The trick for swing traders? Stay alert and know when to adjust your strategy. It’s not about predicting every move but being ready when the cycle shifts. Have you noticed any of these phases in your trading experience?

Psychology Behind Market Cycles: How Trader Sentiment Shapes Market Movements

If market cycles are the seasons, trader sentiment is the weather within each season. Imagine you’re at a concert, and the band’s playing a hit song. Everyone’s pumped, right? That’s what an uptrend feels like. But when the setlist switches to a less popular track, people might start looking at their phones, waiting for the next big hit—that’s a shift in sentiment.

Trader psychology is a powerful force. When prices are rising, people feel good, even fearless. This confidence can drive prices even higher as more and more investors pile in, afraid of missing out on the action (hello, FOMO!). But here’s the catch: when the mood changes, it can change fast.

Think of fear and greed as the two main characters in this drama. Greed drives uptrends—people see others making money and want in. But fear? That’s the villain in a downtrend. If traders think prices are going to fall, they rush to sell, which often pushes prices down further. It’s like a self-fulfilling prophecy. One person panics, and suddenly, everyone is racing for the exits.

But here’s the twist—these emotions aren’t always logical. They’re based more on what people think will happen rather than what’s actually happening. So, understanding these feelings is crucial. How often do your emotions affect your trading decisions?

A tip from seasoned traders: try to keep your cool when everyone else is losing theirs. Easier said than done, right? But learning to recognize the crowd’s emotions and staying a step ahead could be your key to better decisions.

Technical Indicators and Tools: Decoding Market Cycles for Profitable Swing Trades

Ever feel like you’re trying to read a weather report written in code? That’s what technical analysis can seem like to new traders. But don’t worry—once you crack the code, it becomes clearer. The goal here isn’t to predict the future perfectly but to make an educated guess based on past patterns.

Let’s break it down with a few useful tools:

  • Moving Averages (MA): Think of moving averages as a way to smooth out the noise in a busy room. They show the average price over a specific period, helping traders see the underlying trend. When short-term averages cross above long-term ones, it could signal a good time to buy.
  • Relative Strength Index (RSI): RSI works like a mood ring, showing whether the market is ‘overbought’ (too much excitement) or ‘oversold’ (too much fear). An RSI above 70 often suggests a market is overheated, while below 30 might indicate a buying opportunity.
  • Moving Average Convergence Divergence (MACD): Don’t let the name scare you off.

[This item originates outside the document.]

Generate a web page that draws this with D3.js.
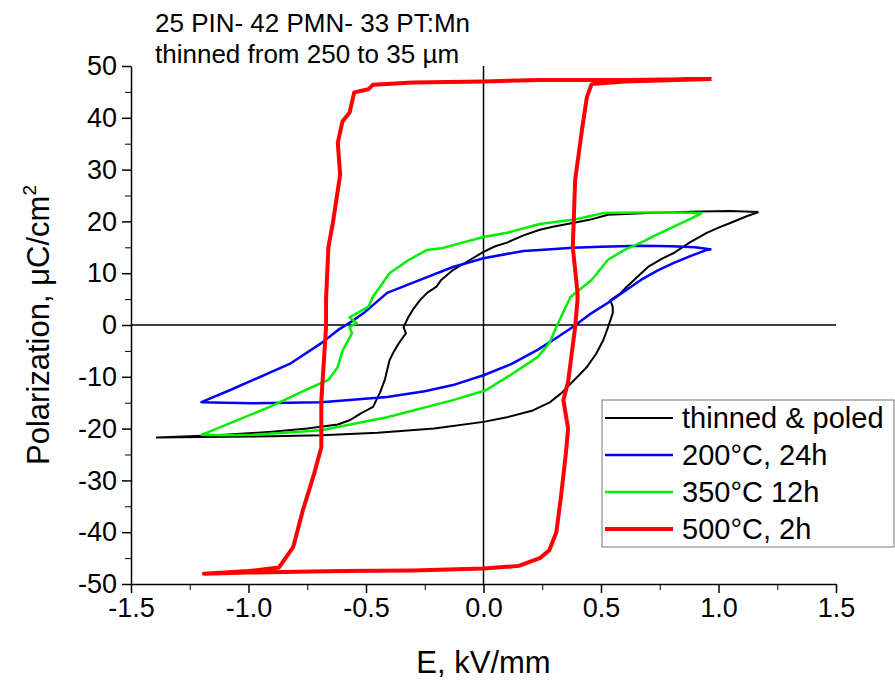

MACD is like a surfer looking for the right wave. It helps traders spot momentum changes, signaling when it might be time to ride the wave or get out before it crashes.

But remember, no tool is foolproof. It’s like relying on an umbrella; sometimes, it still rains sideways. Use these indicators in combination to get a fuller picture. Do you have a favorite tool in your trading toolbox?

And always do your homework. Markets have a funny way of humbling us just when we think we’ve figured them out. Talking to financial experts and keeping up with the news can give you an edge.

Conclusion

Grasping the nuances of market cycles can make all the difference between winning and losing trades. By staying aware of the phases, keeping emotions in check, and using the right tools, swing traders can navigate the ups and downs with confidence. Remember, trading isn’t just about luck—it’s about preparation, patience, and learning from every move you make.